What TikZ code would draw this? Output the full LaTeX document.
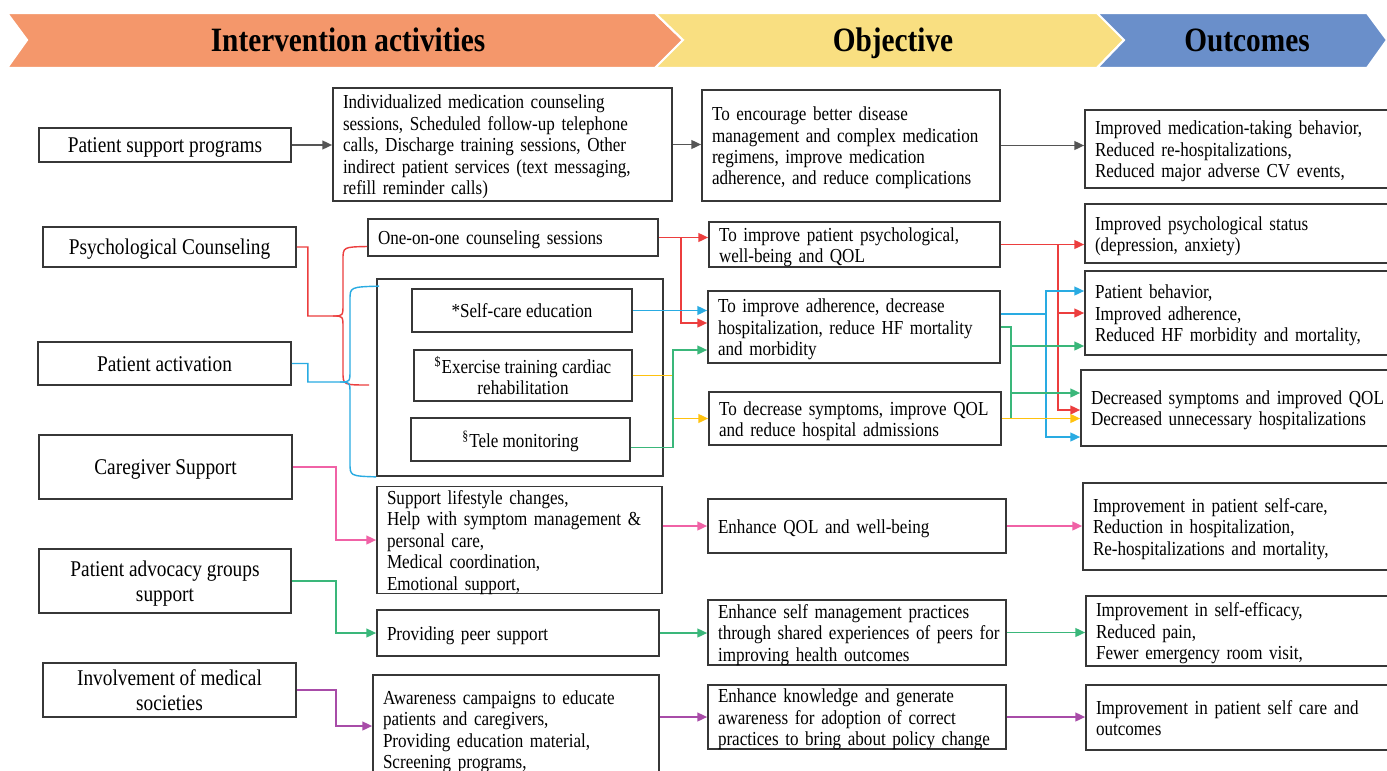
\documentclass[tikz,border=0pt]{standalone}
\usepackage{fontspec}
\setmainfont{Liberation Serif}[FakeStretch=0.86]
\usetikzlibrary{arrows.meta, calc}

\definecolor{hdorange}{RGB}{244,151,107}
\definecolor{hdyellow}{RGB}{249,223,129}
\definecolor{hdblue}{RGB}{106,143,202}
\definecolor{lnred}{RGB}{236,62,62}
\definecolor{lnblue}{RGB}{41,171,226}
\definecolor{lngreen}{RGB}{58,183,122}
\definecolor{lnyellow}{RGB}{255,194,14}
\definecolor{lnpink}{RGB}{240,98,166}
\definecolor{lnpurple}{RGB}{168,76,168}
\definecolor{lngray}{RGB}{85,85,85}
\definecolor{boxline}{RGB}{55,55,55}

% text rows, set a little below the middle of their box
\newcommand{\lns}[1]{\raisebox{-1.7pt}[\height][\depth]{\begin{tabular}{@{}l@{}}#1\end{tabular}}}
\newcommand{\cns}[1]{\raisebox{-1.7pt}[\height][\depth]{\begin{tabular}{@{}c@{}}#1\end{tabular}}}

\begin{document}
\begin{tikzpicture}[x=0.02cm, y=-0.02cm, >={Triangle[length=5.5pt,width=5pt]},
        box/.style 2 args={draw=boxline, line width=1pt, rectangle, inner sep=0pt,
                minimum width=#1*0.02cm, minimum height=#2*0.02cm},
        lbox/.style 2 args={box={#1}{#2}, text width=(#1-20)*0.02cm, align=left,
                font=\fontsize{11.3}{12.2}\selectfont},
        cbox/.style 2 args={box={#1}{#2}, align=center, font=\fontsize{11.3}{12.2}\selectfont},
        src/.style 2 args={box={#1}{#2}, align=center, font=\fontsize{12.8}{14.2}\selectfont},
        head/.style={font=\fontsize{19.4}{21}\selectfont\bfseries, text height=13.2pt, text depth=0pt},
        link/.style={line width=0.8pt}]
        \path[use as bounding box, fill=white] (0,0) rectangle (1387,771);

%% header band
        \filldraw[hdorange, draw=white, line width=1.2pt] (7,13) -- (655,13) -- (683,40) -- (655,68) -- (7,68) -- (27,40) -- cycle;
        \filldraw[hdyellow, draw=white, line width=1.2pt] (655,13) -- (1097,13) -- (1124,40) -- (1097,68) -- (655,68) -- (683,40) -- cycle;
        \filldraw[hdblue, draw=white, line width=1.2pt] (1097,13) -- (1367,13) -- (1387,40) -- (1367,68) -- (1097,68) -- (1124,40) -- cycle;
        \node[head] (hact) at (348,40) {Intervention activities};
        \node[head] (hobj) at (893,40) {Objective};
        \node[head] (hout) at (1247,40) {Outcomes};

%% interventions
        \node[src={252}{34}] (ps) at (165,145) {\cns{Patient support programs}};
        \node[src={253}{40}] (pc) at (169.5,247) {\cns{Psychological Counseling}};
        \node[src={253}{43}] (pa) at (164.5,363.5) {\cns{Patient activation}};
        \node[src={253}{64}] (cs) at (165.5,467) {\cns{Caregiver Support}};
        \node[src={252}{64}] (pag) at (165,581) {\cns{Patient advocacy groups\\support}};
        \node[src={253}{54}] (ims) at (169.5,690) {\cns{Involvement of medical\\societies}};

%% activities
        \node[lbox={339}{113}] (sess) at (502.5,144.5) {\lns{Individualized medication counseling\\sessions, Scheduled follow-up telephone\\calls, Discharge training sessions, Other\\indirect patient services (text messaging,\\refill reminder calls)}};
        \node[lbox={290}{37}] (oneone) at (513,237.5) {\lns{One-on-one counseling sessions}};
        \node[box={286}{197}] (grp) at (520,377.5) {};
        \node[cbox={220}{43}] (selfcare) at (522,310.5) {\cns{*Self-care education}};
        \node[cbox={218}{51}] (exer) at (523,375.5) {\cns{\textsuperscript{\$}Exercise training cardiac\\rehabilitation}};
        \node[cbox={219}{43}] (tele) at (520.5,439.5) {\cns{\textsuperscript{\S}Tele monitoring}};
        \node[lbox={285}{106}] (care) at (519.5,540) {\lns{Support lifestyle changes,\\Help with symptom management \&\\personal care,\\Medical coordination,\\Emotional support,}};
        \node[lbox={282}{46}] (peer) at (518,633) {\lns{Providing peer support}};
        \node[lbox={286}{108}] (aware) at (516,729) {\lns{Awareness campaigns to educate\\patients and caregivers,\\Providing education material,\\Screening programs,}};

%% objectives
        \node[lbox={298}{111}] (obj1) at (851,145.5) {\lns{To encourage better disease\\management and complex medication\\regimens, improve medication\\adherence, and reduce complications}};
        \node[lbox={291}{45}] (obj2) at (854.5,244.5) {\lns{To improve patient psychological,\\well-being and QOL}};
        \node[lbox={292}{72}] (obj3) at (854,327) {\lns{To improve adherence, decrease\\hospitalization, reduce HF mortality\\and morbidity}};
        \node[lbox={292}{53}] (obj4) at (855,418.5) {\lns{To decrease symptoms, improve QOL\\and reduce hospital admissions}};
        \node[lbox={298}{54}] (obj5) at (857,526) {\lns{Enhance QOL and well-being}};
        \node[lbox={298}{63}] (obj6) at (857,632.5) {\lns{Enhance self management practices\\through shared experiences of peers for\\improving health outcomes}};
        \node[lbox={298}{64}] (obj7) at (857,717) {\lns{Enhance knowledge and generate\\awareness for adoption of correct\\practices to bring about policy change}};

%% outcomes
        \node[lbox={307}{78}] (out1) at (1238.5,149) {\lns{Improved medication-taking behavior,\\Reduced re-hospitalizations,\\Reduced major adverse CV events,}};
        \node[lbox={307}{59}] (out2) at (1238.5,233.5) {\lns{Improved psychological status\\(depression, anxiety)}};
        \node[lbox={307}{84}] (out3) at (1238.5,313) {\lns{Patient behavior,\\Improved adherence,\\Reduced HF morbidity and mortality,}};
        \node[lbox={311}{76}] (out4) at (1236.5,408) {\lns{Decreased symptoms and improved QOL\\Decreased unnecessary hospitalizations}};
        \node[lbox={309}{87}] (out5) at (1237.5,526.5) {\lns{Improvement in patient self-care,\\Reduction in hospitalization,\\Re-hospitalizations and mortality,}};
        \node[lbox={306}{70}] (out6) at (1239,631) {\lns{Improvement in self-efficacy,\\Reduced pain,\\Fewer emergency room visit,}};
        \node[lbox={306}{65}] (out7) at (1239,717.5) {\lns{Improvement in patient self care and\\outcomes}};

%% paths
        \path[->, link, lngray]
                (ps.east) edge (ps.east -| sess.west)
                (sess.east) edge (sess.east -| obj1.west)
                (obj1.east) edge (obj1.east -| out1.west);

        % braces into the activities
        \draw[link, lnred] (pc.east) -- ++(11,0) |- (333,316)
                .. controls (343,316) .. (343,304) -- (343,260)
                .. controls (343,247) .. ($(oneone.west)+(0,9)$);
        \draw[link, lnred] (333,316) .. controls (343,316) .. (343,328) -- (343,372)
                .. controls (343,385) .. ($(grp.west)+(-7,7.5)$);
        \draw[link, lnblue] (pa.east) -- ++(16,0) |- (340,382)
                .. controls (350,382) .. (350,370) -- (350,300)
                .. controls (350,287) .. ($(grp.north west)+(3,8)$);
        \draw[link, lnblue] (340,382) .. controls (350,382) .. (350,394) -- (350,463)
                .. controls (350,476) .. (grp.south west);

        % activities to objectives
        \coordinate (rj) at ($(oneone.east)+(22,0)$);
        \draw[->, link, lnred] (oneone.east) -- (oneone.east -| obj2.west);
        \draw[->, link, lnred] (rj) |- ($(obj3.west)+(0,-4)$);
        \draw[->, link, lnblue] (selfcare.east) -- (selfcare.east -| obj3.west);
        \draw[->, link, lnyellow] (exer.east) -- ++(40,0) |- (obj4.west);
        \draw[->, link, lngreen] ($(tele.east)+(0,8)$) -- ++(42,0) |- ($(obj3.west)+(0,23)$);

        % objectives to outcomes
        \coordinate (rk) at ($(obj2.east)+(57,0)$);
        \draw[->, link, lnred] (obj2.east) -- (obj2.east -| out2.west);
        \draw[->, link, lnred] (rk) |- ($(out4.west)+(0,2)$);
        \draw[->, link, lnred] (rk |- out3.west) -- (out3.west);
        \coordinate (bk) at ($(obj3.east)+(45,-13)$);
        \draw[link, lnblue] ($(obj3.east)+(0,-13)$) -- (bk);
        \draw[->, link, lnblue] (bk) |- ($(out3.west)+(0,-22)$);
        \draw[->, link, lnblue] (bk) |- ($(out4.west)+(0,29)$);
        \coordinate (gk) at ($(obj3.east)+(10,0)$);
        \draw[link, lngreen] (obj3.east) -- (gk) |- (obj4.east);
        \draw[->, link, lngreen] ($(gk)+(0,19)$) -- ($(out3.west)+(0,33)$);
        \draw[->, link, lngreen] ($(gk)+(0,66)$) -- ($(out4.west)+(0,-15)$);
        \draw[->, link, lnyellow] (obj4.east) -- (obj4.east -| out4.west);

        % caregiver, advocacy and societies rows
        \draw[->, link, lnpink] (cs.east) -- ++(43,0) |- (care.west);
        \path[->, link, lnpink]
                (obj5.west -| care.east) edge (obj5.west)
                (obj5.east) edge (obj5.east -| out5.west);
        \draw[->, link, lngreen] (pag.east) -- ++(44,0) |- (peer.west);
        \path[->, link, lngreen]
                (peer.east) edge (peer.east -| obj6.west)
                (obj6.east) edge (obj6.east -| out6.west);
        \draw[->, link, lnpurple] (ims.east) -- ++(39,0) |- ($(aware.west)+(0,-3)$);
        \path[->, link, lnpurple]
                (obj7.west -| aware.east) edge (obj7.west)
                (obj7.east) edge (obj7.east -| out7.west);
\end{tikzpicture}
\end{document}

------

- Your instructions: Leave the pictures out and please restate exactly the lines running from the start of the material through the one with "(0,0) rectangle (1387,771);".

- Exercise result:
What TikZ code would draw this? Output the full LaTeX document.
\documentclass[tikz,border=0pt]{standalone}
\usepackage{fontspec}
\setmainfont{Liberation Serif}[FakeStretch=0.86]
\usetikzlibrary{arrows.meta, calc}

\definecolor{hdorange}{RGB}{244,151,107}
\definecolor{hdyellow}{RGB}{249,223,129}
\definecolor{hdblue}{RGB}{106,143,202}
\definecolor{lnred}{RGB}{236,62,62}
\definecolor{lnblue}{RGB}{41,171,226}
\definecolor{lngreen}{RGB}{58,183,122}
\definecolor{lnyellow}{RGB}{255,194,14}
\definecolor{lnpink}{RGB}{240,98,166}
\definecolor{lnpurple}{RGB}{168,76,168}
\definecolor{lngray}{RGB}{85,85,85}
\definecolor{boxline}{RGB}{55,55,55}

% text rows, set a little below the middle of their box
\newcommand{\lns}[1]{\raisebox{-1.7pt}[\height][\depth]{\begin{tabular}{@{}l@{}}#1\end{tabular}}}
\newcommand{\cns}[1]{\raisebox{-1.7pt}[\height][\depth]{\begin{tabular}{@{}c@{}}#1\end{tabular}}}

\begin{document}
\begin{tikzpicture}[x=0.02cm, y=-0.02cm, >={Triangle[length=5.5pt,width=5pt]},
        box/.style 2 args={draw=boxline, line width=1pt, rectangle, inner sep=0pt,
                minimum width=#1*0.02cm, minimum height=#2*0.02cm},
        lbox/.style 2 args={box={#1}{#2}, text width=(#1-20)*0.02cm, align=left,
                font=\fontsize{11.3}{12.2}\selectfont},
        cbox/.style 2 args={box={#1}{#2}, align=center, font=\fontsize{11.3}{12.2}\selectfont},
        src/.style 2 args={box={#1}{#2}, align=center, font=\fontsize{12.8}{14.2}\selectfont},
        head/.style={font=\fontsize{19.4}{21}\selectfont\bfseries, text height=13.2pt, text depth=0pt},
        link/.style={line width=0.8pt}]
        \path[use as bounding box, fill=white] (0,0) rectangle (1387,771);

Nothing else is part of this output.